Learning Interpretable Concepts: Unifying Causal Representation Learning and Foundation Models
Goutham Rajendran, Simon Buchholz, Bryon Aragam, Bernhard Schölkopf, Pradeep Ravikumar
TL;DR
The paper addresses how to learn human-interpretable concepts from complex data by unifying causal representation learning (CRL) with foundation-model interpretability. It defines concepts as affine subspaces in a latent representation and proves identifiability of a subset of concepts from a small number of environments, specifically requiring only $m= n+1$ concept-conditioned datasets (i.e., $n+2$ environments) to recover $n$ atomic concepts up to linear transformations. The authors validate the theory with end-to-end contrastive learning on synthetic data and extend the framework to large-language-model alignment, introducing steering matrices to guide truthfulness in Inference-Time Intervention (ITI) and demonstrating improvements on TruthfulQA with LLaMA. This work provides a principled partial identifiability framework for interpretable representations in high-dimensional data and offers practical mechanisms for controllable generation and mechanistic interpretability of foundation models.
Abstract
To build intelligent machine learning systems, there are two broad approaches.
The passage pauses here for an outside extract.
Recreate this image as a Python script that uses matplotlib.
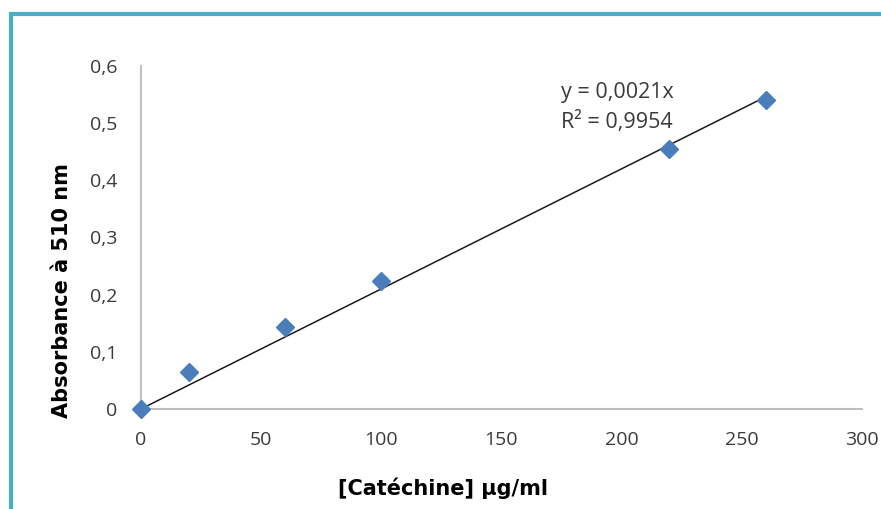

One approach is to build inherently interpretable models, as endeavored by the growing field of causal representation learning. The other approach is to build highly-performant foundation models and then invest efforts into understanding how they work. In this work, we relate these two approaches and study how to learn human-interpretable concepts from data. Weaving together ideas from both fields, we formally define a notion of concepts and show that they can be provably recovered from diverse data. Experiments on synthetic data and large language models show the utility of our unified approach.